While much of the world has endured a grim year, China is celebrating an exceptional 2001 crowned by a trio of achievements: World Trade Organisation membership, Beijing's capture of the 2008 Olympics and its footballers reaching their first World Cup.

As most countries contemplate a 12 months blighted by economic slowdown and the fallout from the September 11 attacks, China is instead preparing to welcome the new year amid general euphoria.

With annual economic growth estimated to be about 7.4 percent -- figures looked at with envy by Western nations bracing for recession -- China has succeeded at almost everything it turned its hand to in 2001.

Beijing was given the honour of hosting the 2008 Olympic Games in July, edging out Toronto and Paris eight years after a previous bid failed narrowly.

The International Olympic Committee vote prompted an explosion of public joy on streets around the country, as did October's success by China's football team in winning through to next year's World Cup finals.

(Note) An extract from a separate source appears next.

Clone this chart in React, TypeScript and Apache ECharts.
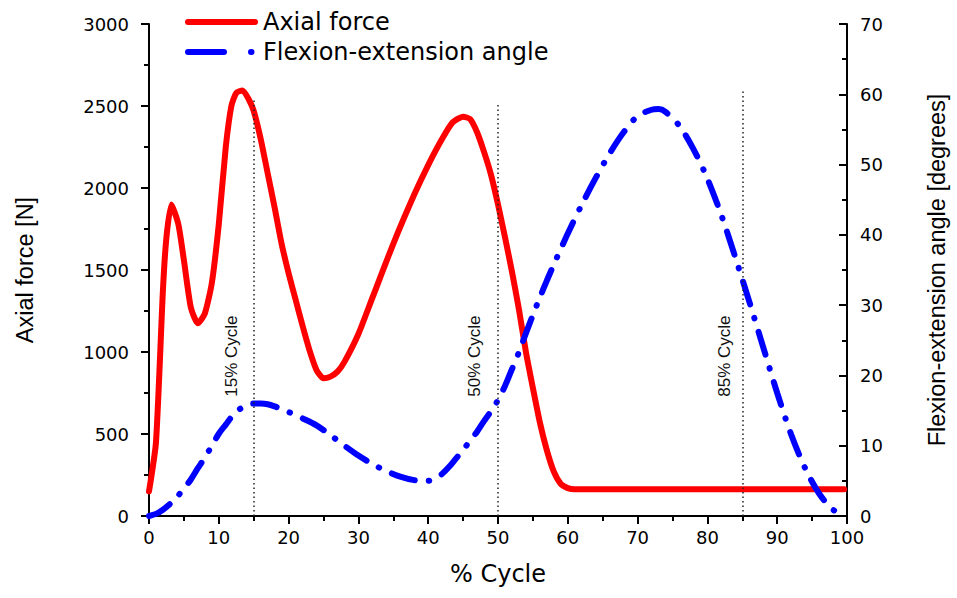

Football is China's most popular sport, with vast numbers of youngsters following championships in countries such as England, Italy and Spain along with the fortunes of the Chinese national side.

"All these events show that China has become stronger and deserves more respect on the international stage," said 37-year-old Beijinger Wang Zhen.

These successes in international community gained by China are important for the people, and also bring prestige to the government.

"The victory of the national team... prompts confidence in and hope for the renaissance of the Chinese nation," boomed the state People's Daily after World Cup qualification was sealed.

China's entry to the WTO on December 11 following 15 years of often torturous negotiations is likely to be the most significant of all.

WTO entry will usher in a process of profound reform in China's economy and give a major boost to prosperous export-led regions, already the major beneficiaries of China's opening-up over the past 20 years.

But exposing Chinese economy to the buffeting forces of global commerce also poses challenges.

According to many experts, sectors such as agriculture, insurance, and banking could face a battle for survival.

This is likely to be the major challenge for 2002, analysts say.

"The coming year risks being more worrying," said Joseph Cheng, a political scientist at Hong Kong's City University.

China must confront major challenges in 2002, he said, including legal changes needed to conform with WTO rules, and the impact of a global economic slowdown.

China has set a 2002 growth target of 7.0 percent, against 7.4 percent this year.